> TASK GOAL: Say how many lines hold the string "matplotlib"; please write nothing but the number.

> AVAILABLE DATA:

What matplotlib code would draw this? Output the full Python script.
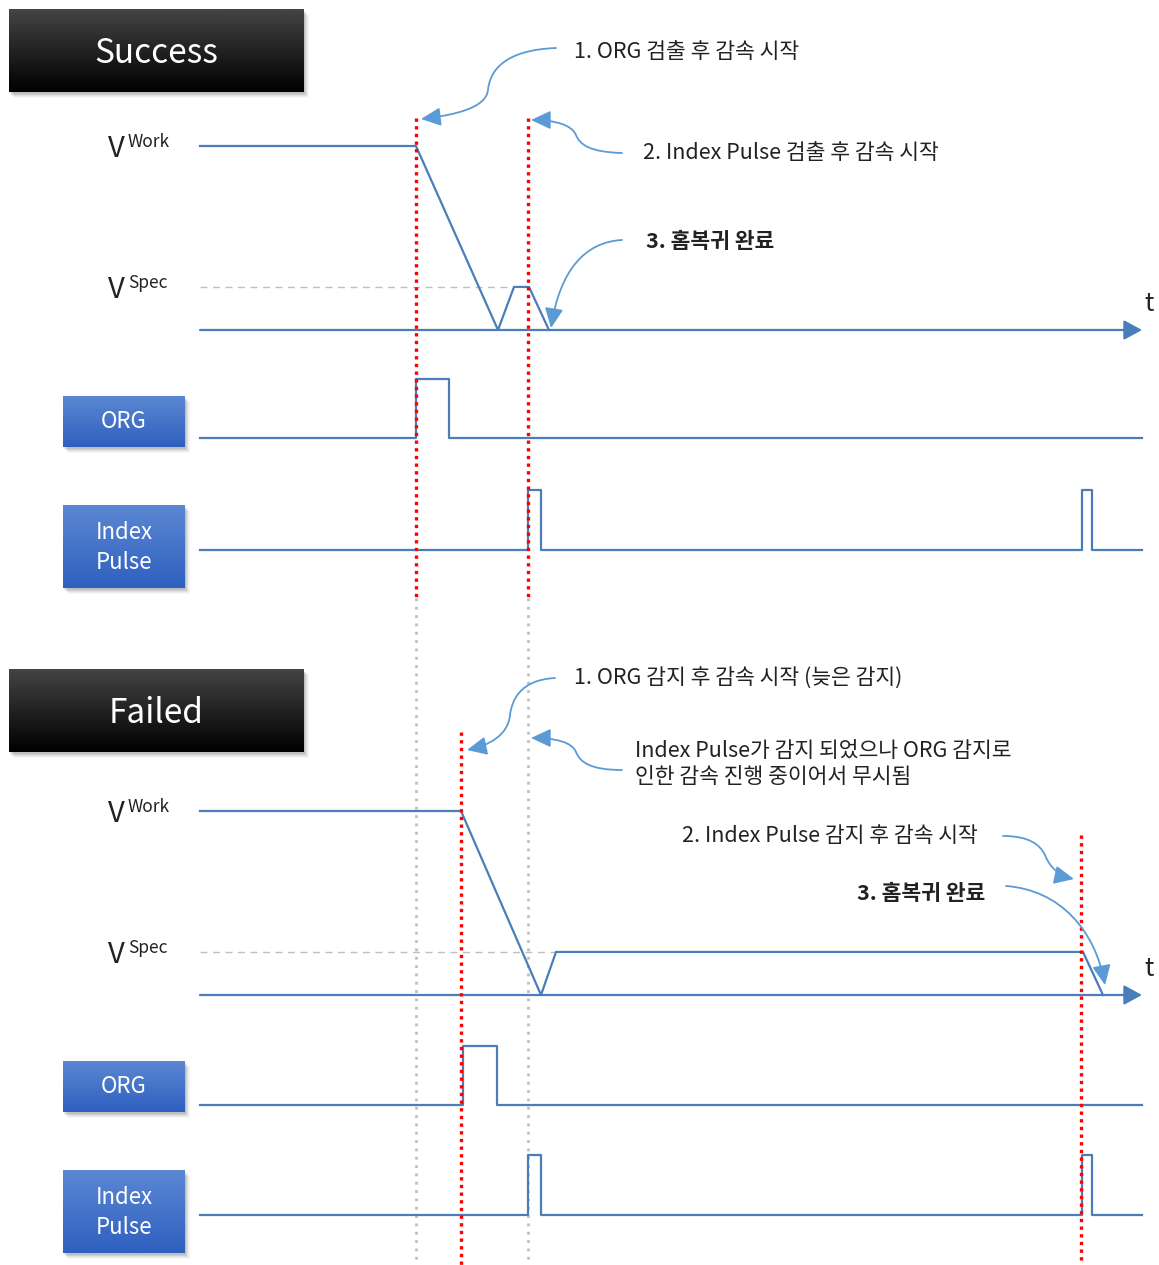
import numpy as np
import matplotlib.pyplot as plt
from matplotlib.patches import Rectangle, FancyArrowPatch
from matplotlib.path import Path

plt.rcParams['font.family'] = ['Noto Sans CJK KR', 'DejaVu Sans']

# Time events (x in picture units), levels normalised to V_work = 1
v_spec = 0.234

succ_speed_t = [200, 416, 498, 514, 529, 549]
succ_speed_v = [1, 1, 0, v_spec, v_spec, 0]
fail_speed_t = [200, 461, 541, 556, 1083, 1103]
fail_speed_v = [1, 1, 0, v_spec, v_spec, 0]

succ_org_pulses = [(416, 449)]
fail_org_pulses = [(463, 497)]
succ_index_pulses = [(528, 541), (1082, 1092)]
fail_index_pulses = [(528, 541), (1082, 1092)]

succ_marks = [416, 528]          # red dotted: deceleration starts
fail_marks = [461, 1081]
ghost_marks = [416, 528]         # grey dotted: success timing carried down

# panel layout (y baselines in picture pixels)
panels = {
    'Success': dict(top=9, speed_base=330, speed_h=184, org_base=438, idx_base=550,
                    speed_t=succ_speed_t, speed_v=succ_speed_v,
                    org=succ_org_pulses, idx=succ_index_pulses),
    'Failed': dict(top=669, speed_base=995, speed_h=184, org_base=1105, idx_base=1215,
                   speed_t=fail_speed_t, speed_v=fail_speed_v,
                   org=fail_org_pulses, idx=fail_index_pulses),
}

W, H = 1159, 1265
line_c = '#4A7EBB'
arrow_c = '#5B9BD5'
txt_c = '#222222'
fs_note = 15.5

fig = plt.figure(figsize=(W / 100, H / 100), dpi=100)
ax = fig.add_axes([0, 0, 1, 1])
ax.set_xlim(0, W)
ax.set_ylim(H, 0)
ax.axis('off')


def shadow(x, y, w, h):
    for i, a in enumerate([0.08, 0.07, 0.05, 0.04, 0.03]):
        ax.add_patch(Rectangle((x + 1 + i, y + 2 + i), w, h, color='black', alpha=a, lw=0, zorder=1))


def grad_box(x, y, w, h, c_top, c_bot, label, fs, dy=0, lsp=1.15):
    shadow(x, y, w, h)
    grad = np.linspace(0, 1, 64)[:, None, None]
    ct = np.array(plt.matplotlib.colors.to_rgb(c_top))
    cb = np.array(plt.matplotlib.colors.to_rgb(c_bot))
    img = ct * (1 - grad) + cb * grad
    im = ax.imshow(img, extent=(x, x + w, y + h, y), aspect='auto', zorder=2)
    rect = Rectangle((x, y), w, h, fc='none', ec='none', zorder=2)
    ax.add_patch(rect)
    im.set_clip_path(rect)
    ax.text(x + w / 2, y + h / 2 + dy, label, color='white', fontsize=fs, ha='center', va='center',
            linespacing=lsp, zorder=3)


def pulses(base, spans, h, x0=200, x1=1142):
    xs, ys = [x0], [base]
    for a, b in spans:
        xs += [a, a, b, b]
        ys += [base, base - h, base - h, base]
    xs.append(x1)
    ys.append(base)
    ax.plot(xs, ys, color=line_c, lw=1.6, zorder=4)


def curve_arrow(pts):
    codes = [Path.MOVETO] + [Path.CURVE4] * (len(pts) - 1)
    p = FancyArrowPatch(path=Path(pts, codes), arrowstyle='-|>,head_length=0.6,head_width=0.28',
                        mutation_scale=20, color=arrow_c, lw=1.3, shrinkA=0, shrinkB=0, zorder=6)
    ax.add_patch(p)


for name, p in panels.items():
    grad_box(9, p['top'], 295, 83, '#444444', '#000000', name, 24, dy=3)
    base, h = p['speed_base'], p['speed_h']
    # V labels
    yw = base - h
    ys = base - v_spec * h
    for yy, sup in [(yw, 'Work'), (ys, 'Spec')]:
        ax.text(108, yy + 3, 'V', fontsize=21, ha='left', va='center', color=txt_c, zorder=3)
        ax.text(128, yy - 4, sup, fontsize=12.5, ha='left', va='center', color=txt_c, zorder=3)
    # V_spec guide
    ax.plot([200, p['speed_t'][3]], [ys, ys], color='#BFBFBF', lw=1, dashes=(5, 4), zorder=3)
    # speed profile
    sy = [base - v * h for v in p['speed_v']]
    ax.plot(p['speed_t'], sy, color=line_c, lw=1.6, zorder=4)
    # time axis
    ax.add_patch(FancyArrowPatch((200, base), (1142, base), arrowstyle='-|>,head_length=0.55,head_width=0.3',
                                 mutation_scale=20, color=line_c, lw=1.6, shrinkA=0, shrinkB=0, zorder=4))
    ax.text(1149, base - 26, 't', fontsize=18, ha='center', va='center', color=txt_c)
    # signals
    grad_box(63, base + 66, 122, 51, '#5b87d3', '#2f60bf', 'ORG', 16)
    pulses(p['org_base'], p['org'], 59)
    grad_box(63, base + 175, 122, 83, '#5b87d3', '#2f60bf', 'Index\nPulse', 16, dy=1, lsp=1.4)
    pulses(p['idx_base'], p['idx'], 60)

# vertical markers
for x in ghost_marks:
    ax.plot([x, x], [598, 1262], color='#BFBFBF', lw=2, ls=(0, (1, 2)), zorder=2)
for x in succ_marks:
    ax.plot([x, x], [118, 598], color='red', lw=2.4, ls=(0, (1, 1.3)), zorder=5)
ax.plot([fail_marks[0]] * 2, [732, 1265], color='red', lw=2.4, ls=(0, (1, 1.3)), zorder=5)
ax.plot([fail_marks[1]] * 2, [835, 1262], color='red', lw=2.4, ls=(0, (1, 1.3)), zorder=5)

# annotations - Success
ax.text(574, 52, '1. ORG 검출 후 감속 시작', fontsize=fs_note, va='center', color=txt_c)
ax.text(643, 153, '2. Index Pulse 검출 후 감속 시작', fontsize=fs_note, va='center', color=txt_c)
ax.text(646, 241, '3. 홈복귀 완료', fontsize=fs_note, va='center', color=txt_c, fontweight='bold')
curve_arrow([(556, 48), (505, 50), (490, 70), (488, 90), (486, 108), (455, 115), (421, 119)])
curve_arrow([(622, 153), (590, 152), (580, 145), (576, 135), (572, 125), (555, 120), (531, 120)])
curve_arrow([(622, 240), (585, 242), (560, 270), (551, 328)])

# annotations - Failed
ax.text(574, 679, '1. ORG 감지 후 감속 시작 (늦은 감지)', fontsize=fs_note, va='center', color=txt_c)
ax.text(635, 764, 'Index Pulse가 감지 되었으나 ORG 감지로\n인한 감속 진행 중이어서 무시됨', fontsize=fs_note,
        va='center', color=txt_c, linespacing=1.2)
ax.text(978, 836, '2. Index Pulse 감지 후 감속 시작', fontsize=fs_note, va='center', ha='right', color=txt_c)
ax.text(985, 893, '3. 홈복귀 완료', fontsize=fs_note, va='center', ha='right', color=txt_c, fontweight='bold')
curve_arrow([(555, 678), (520, 680), (512, 700), (510, 715), (508, 735), (490, 745), (467, 750)])
curve_arrow([(622, 770), (590, 770), (580, 762), (576, 752), (572, 742), (555, 738), (531, 738)])
curve_arrow([(1003, 836), (1030, 836), (1040, 845), (1045, 855), (1050, 868), (1060, 876), (1074, 879)])
curve_arrow([(1006, 886), (1060, 890), (1095, 930), (1105, 985)])

fig.savefig('out.png', dpi=100, facecolor='white')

> RESULT BELOW: 6